Program Participant

Program Participant

Sobee Shinohara

Visiting Researcher, Center for Advanced Science and Technology, University of Tokyo, Manager, KDDI and Director, KDDI Research Institute

Sobee Shinohara has been working on telecommunications' policy and regulation since joining KDDI in 1996. He is also in charge of research on telecommunications policy issues in recent years for KDDI Research Institute.

Prior to joining KDDI group, he served in the Ministry of Posts and Telecommunications (currently Ministry of Internal Affairs and Communications). He received his B.E. from Tohoku University in 1988, M.E. from Graduate School of Tohoku University in 1990, Ph.D. from Graduate School of Applied Informatics, University of Hyogo in 2012, and Ph.D. from University of Tokyo in 2016.
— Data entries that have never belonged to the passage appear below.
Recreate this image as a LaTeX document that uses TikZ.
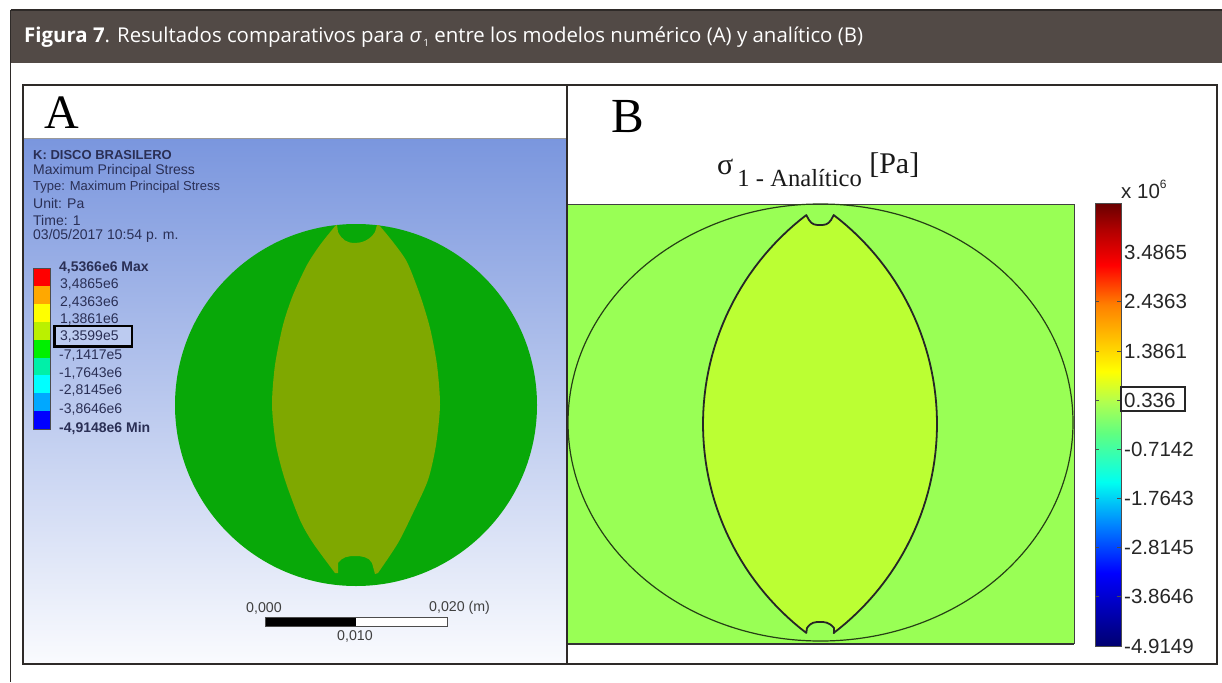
\documentclass[tikz,border=0pt]{standalone}
\usepackage{fontspec}
\setmainfont{Liberation Sans}
\newfontfamily\headfont{Open Sans}
\newfontfamily\serifdisp{Liberation Serif}
\definecolor{headbg}{HTML}{524A46}
\definecolor{framec}{HTML}{2E2A28}
\definecolor{discgreen}{HTML}{08A808}
\definecolor{discolive}{HTML}{7FA800}
\definecolor{plotgreen}{HTML}{99FF55}
\definecolor{lensgreen}{HTML}{BBFF33}
\definecolor{ansystext}{HTML}{2A2F55}
\definecolor{skytop}{HTML}{7A96DE}
\definecolor{skymid}{HTML}{BCCBF0}
\definecolor{skybot}{HTML}{FAFBFE}
\definecolor{ja}{HTML}{000070}
\definecolor{jb}{HTML}{0000FF}
\definecolor{jc}{HTML}{0080FF}
\definecolor{jd}{HTML}{00FFF0}
\definecolor{je}{HTML}{60FF80}
\definecolor{jf}{HTML}{B0FF50}
\definecolor{jg}{HTML}{FFFF00}
\definecolor{jh}{HTML}{FF8000}
\definecolor{ji}{HTML}{FF0000}
\definecolor{jj}{HTML}{B00000}
\definecolor{jk}{HTML}{680000}
\pgfdeclareverticalshading{jetbar}{100bp}{
 color(0bp)=(ja);
 color(25bp)=(ja);
 color(33.25bp)=(jb);
 color(38.5bp)=(jc);
 color(43.5bp)=(jd);
 color(49bp)=(je);
 color(52.5bp)=(jf);
 color(56bp)=(jg);
 color(63.5bp)=(jh);
 color(68bp)=(ji);
 color(72bp)=(jj);
 color(75bp)=(jk);
 color(100bp)=(jk)}
\begin{document}
\begin{tikzpicture}[x=1pt,y=-1pt,
  legtext/.style={anchor=west,inner sep=0pt,font=\fontsize{14}{15}\selectfont,text=ansystext},
  legbold/.style={legtext,font=\fontsize{14}{15}\selectfont\bfseries},
  barlabel/.style={anchor=west,inner sep=0pt,font=\fontsize{20.5}{22}\selectfont,text=black!85},
  scaletext/.style={inner sep=0pt,font=\fontsize{14.2}{15}\selectfont,text=black!75},
  panelline/.style={draw=framec,line width=1.2pt}]
\useasboundingbox (0,0) rectangle (1222,682);
\fill[white] (0,0) rectangle (1222,682);
% header and outer frame
\fill[headbg] (10,10) rectangle (1222,63);
\draw[framec,line width=1.4pt] (10.5,10) -- (1222,10);
\draw[framec,line width=1.4pt] (10.5,10) -- (10.5,682);
\node[anchor=west,inner sep=0pt,text=white,font=\headfont\fontsize{20.4}{22}\selectfont] (title) at (24,37)
  {\textbf{Figura 7}. Resultados comparativos para \textit{σ}\raisebox{-4pt}{\fontsize{10}{10}\selectfont\,1} entre los modelos numérico (A) y analítico (B)};
% panel A background
\shade[top color=skytop,middle color=skymid,bottom color=skybot] (23,138) rectangle (567,664);
\fill[white] (23,85) rectangle (1217,138);
\draw[black!40,line width=0.6pt] (23,138) -- (567,138);
% disc
\fill[discgreen] (356,405) circle[radius=181];
\fill[discolive] plot[smooth,tension=0.45] coordinates {(336,225) (320,245) (307,265) (293,295) (283,325) (275,365) (272,405) (276,445) (285,480) (300,520) (313,543) (335,573)}
  -- (338,573) -- (338,563) .. controls (342,557) and (348,556) .. (355,556) .. controls (362,556) and (369,557) .. (372,563) -- (375,574) -- (378,573)
  -- plot[smooth,tension=0.45] coordinates {(378,573) (398,543) (413,513) (428,480) (436,445) (440,405) (437,365) (430,328) (420,295) (407,262) (393,242) (379,225)}
  -- (377,225) -- (375,232) .. controls (370,240) and (362,243) .. (355,243) .. controls (347,243) and (342,240) .. (338,232) -- (337,225) -- cycle;
% legend
\foreach \i/\c in {0/FF0000,1/FFA800,2/FFFF00,3/BBF000,4/00F000,5/00F0A8,6/00FFFF,7/00A8FF,8/0000FF}{
  \definecolor{cellc}{HTML}{\c}
  \fill[cellc] (33,268+17.9*\i) rectangle (50,268+17.9*\i+17.9);
}
\draw[black!70,line width=0.8pt] (33,268) rectangle (50,429);
\node[legbold,font=\fontsize{13}{14}\selectfont\bfseries] (la) at (33,155) {K: DISCO BRASILERO};
\node[legtext] (lb) at (33,171) {Maximum Principal Stress};
\node[legtext,font=\fontsize{13}{14}\selectfont] (lc) at (33,187) {Type: Maximum Principal Stress};
\node[legtext] (ld) at (33,203) {Unit: Pa};
\node[legtext] (le) at (33,220) {Time: 1};
\node[legtext] (lf) at (33,236) {03/05/2017 10:54 p. m.};
\node[legbold] (v0) at (59,268) {4,5366e6 Max};
\node[legtext] (v1) at (60,285) {3,4865e6};
\node[legtext] (v2) at (60,303) {2,4363e6};
\node[legtext] (v3) at (60,320) {1,3861e6};
\fill[skymid] (55,326) rectangle (132,347);
\node[legtext] (v4) at (60,337) {3,3599e5};
\node[legtext] (v5) at (59,355.5) {-7,1417e5};
\node[legtext] (v6) at (59,374) {-1,7643e6};
\node[legtext] (v7) at (59,391) {-2,8145e6};
\node[legtext] (v8) at (59,410) {-3,8646e6};
\node[legbold] (v9) at (59,429) {-4,9148e6 Min};
\draw[black,line width=2.2pt] (54.5,326) rectangle (132,346.5);
% scale bar
\fill[black] (265,617) rectangle (356,626);
\fill[white] (356,617) rectangle (447,626);
\draw[black!70,line width=0.8pt] (265,617) rectangle (447,626);
\node[scaletext] (s0) at (264,608) {0,000};
\node[scaletext,anchor=west] (s1) at (429,608) {0,020 (m)};
\node[scaletext] (s2) at (355,636) {0,010};
% panel B
\fill[white] (568,138) rectangle (1217,664);
\fill[plotgreen] (568,204) rectangle (1074,644);
\draw[black!75,line width=1pt] (568,204) -- (1074,204) -- (1074,644);
\draw[black!80,line width=1.6pt] (568,644) -- (1074,644);
\draw[black!75!plotgreen,line width=1.2pt] (820.5,422.5) ellipse[x radius=252.5,y radius=218.5];
\filldraw[fill=lensgreen,draw=black!85,line width=1.8pt,line join=round]
  plot[domain=-52.6:52.6,samples=60,variable=\t] ({966-263*cos(\t)},{424+263*sin(\t)})
  -- (807,628) .. controls (811,622) and (815,622) .. (820,622) .. controls (825,622) and (829,622) .. (834,628) -- (834,633)
  -- plot[domain=52.6:-52.6,samples=60,variable=\t] ({674+263*cos(\t)},{424+263*sin(\t)})
  -- (831,220) .. controls (828,225) and (824,225) .. (820,225) .. controls (816,225) and (812,225) .. (809,220) -- cycle;
% colour bar
\shade[shading=jetbar] (1095,203) rectangle (1121,646);
\draw[black!70,line width=0.8pt] (1095,203) rectangle (1121,646);
\foreach \y in {301,351,400,449,498,547,596}{
  \draw[black!70,line width=0.7pt] (1095,\y) -- (1099,\y) (1117,\y) -- (1121,\y);
}
\node[barlabel] (b1) at (1124,252) {3.4865};
\node[barlabel] (b2) at (1124,301) {2.4363};
\node[barlabel] (b3) at (1124,351) {1.3861};
\node[barlabel] (b4) at (1124,400) {0.336};
\node[barlabel] (b5) at (1124,449) {-0.7142};
\node[barlabel] (b6) at (1124,498) {-1.7643};
\node[barlabel] (b7) at (1124,547) {-2.8145};
\node[barlabel] (b8) at (1124,596) {-3.8646};
\node[barlabel] (b9) at (1124,646) {-4.9149};
\draw[black!85,line width=1.5pt] (1121,387) rectangle (1185,411);
\node[anchor=west,inner sep=0pt,font=\fontsize{20.5}{22}\selectfont,text=black!85] (bx) at (1121,189) {x 10\raisebox{10pt}{\fontsize{12}{12}\selectfont 6}};
% panel letters and title
\node[inner sep=0pt,font=\serifdisp\fontsize{48}{50}\selectfont,text=black] (A) at (62,112.5) {A};
\node[inner sep=0pt,font=\serifdisp\fontsize{49}{50}\selectfont,text=black] (B) at (628,116.5) {B};
\node[anchor=west,inner sep=0pt,font=\serifdisp\fontsize{30}{30}\selectfont,text=black!90] (sig) at (717,170)
 {σ\raisebox{-12pt}{\fontsize{24.6}{25}\selectfont\,1 - Analítico} \raisebox{1pt}{[Pa]}};
% panel frame
\draw[panelline] (23,85) rectangle (1217,664);
\draw[panelline] (567,85) -- (567,664);
\end{tikzpicture}
\end{document}
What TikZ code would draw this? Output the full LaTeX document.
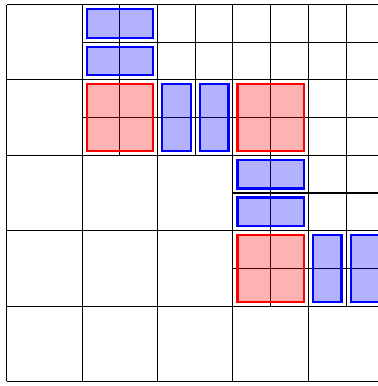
\documentclass[tikz,border=0pt]{standalone}
\usepackage{tikz}
\usetikzlibrary{positioning}

\begin{document}
\begin{tikzpicture}[
    hface/.style={draw=blue, fill=blue, fill opacity=0.3, draw opacity=1, thick,
      minimum width=0.88cm, minimum height=0.38cm, inner sep=0pt},
    vface/.style={draw=blue, fill=blue, fill opacity=0.3, draw opacity=1, thick,
      minimum width=0.38cm, minimum height=0.88cm, inner sep=0pt},
    cellc/.style={draw=red, fill=red, fill opacity=0.3, draw opacity=1, thick,
      minimum width=0.88cm, minimum height=0.88cm, inner sep=0pt}
  ]
    \useasboundingbox (-0.09,-5.06) rectangle (4.92,0.06);

    % coarse grid and refined blocks
    \draw (0,-5) grid (5,0);
    \draw[step=0.5cm] (1,-2) grid (5,0);
    \draw[step=0.5cm] (3,-4) grid (5,-2);

    % cell centres
    \node[cellc] (c1) at (1.5,-1.5) {};
    \node[cellc] (c2) at (3.5,-1.5) {};
    \node[cellc] (c3) at (3.5,-3.5) {};

    % horizontal faces
    \foreach \x/\y [count=\i] in {1.5/-0.25, 1.5/-0.75, 3.5/-2.25, 3.5/-2.75}
      \node[hface] (h\i) at (\x,\y) {};

    % vertical faces
    \foreach \x/\y [count=\i] in {2.25/-1.5, 2.75/-1.5, 4.25/-3.5, 4.75/-3.5}
      \node[vface] (v\i) at (\x,\y) {};
  \end{tikzpicture}
\end{document}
He specialized in the research on telecommunications policy, especially, the analysis of the fixed and mobile broadband adoption from the viewpoint of economics and technology.

You can find Sobee Shinohara in:

Research Workshop: ICT for Development
Sunday, 15 January 2017


Analysis of the Factors of Mobile Broadband Adoption in OECD 34 All Member Countries and its Implication to Emerging Markets


Paper Slides


The purpose of this paper is to analyze factors promoting mobile broadband adoption in OECD 34 all member countries and its implication to emerging markets.

Promoting rapid nationwide adoption of broadband services becomes an important national agenda for many countries. The U.S., for example, announced a National Broadband Plan which aims at providing 100 million households with access to 100 Mbps broadband by 2020. These national plans aim to deploy fixed connection via optical fiber network. Up to date, the development of mobile broadband has been proceeding rapidly and its access speed amounts to 150Mbps for the latest 4G (LTE), which is the same as fixed broadband. In these circumstances, mobile broadband, consisting of 3G and 4G, expected to play more important role due to their wider coverage areas with relatively low cost.

In emerging markets, such as China and Indonesia, which have great number of peoples and low adoption ratio of mobile broadband need the best way.

Previous studies
Previous studies on mobile adoption include the followings: (i) Lee [2013] analyzed consumer’s demand by a questionnaire survey in U.S., revealed that friends and financial burden affected smartphone adoption in college student as early adopters; and (ii) Akematsu et al. [2012] empirically analyzed the factors of 3G mobile adoption by using panel data in Japan, identifying the launch of the iPhone 3G, FeliCa, data roaming, and full music downloads as factors.

Methodology and Results
This paper empirically analyses the factors which promote mobile broadband adoption by panel data analysis in OECD 34 all member countries. The estimation term is from 2000 to 2012.

By using the instrumental variables method, the result obtained was summarized as follows: (i) Launches of smartphones both of Android and iPhone are positively significant.; (ii) HHI which denotes reverse proxy of competition among mobile carriers is negatively significant; (iii) FTTH adoption ratio is positively significant.

The followings are some remarks on the results. The launches of smartphones promote mobile broadband. The result of HHI indicates not only competition among mobile carriers drives mobile broadband adoption but also the number of mobile broadband carriers is large and the market shares are not concentrated. And the positive coefficient of FTTH indicates that mobile and fixed broadband is complementary to each other.

This analysis provides an important basis for national broadband policy for both of developed and emerging markets.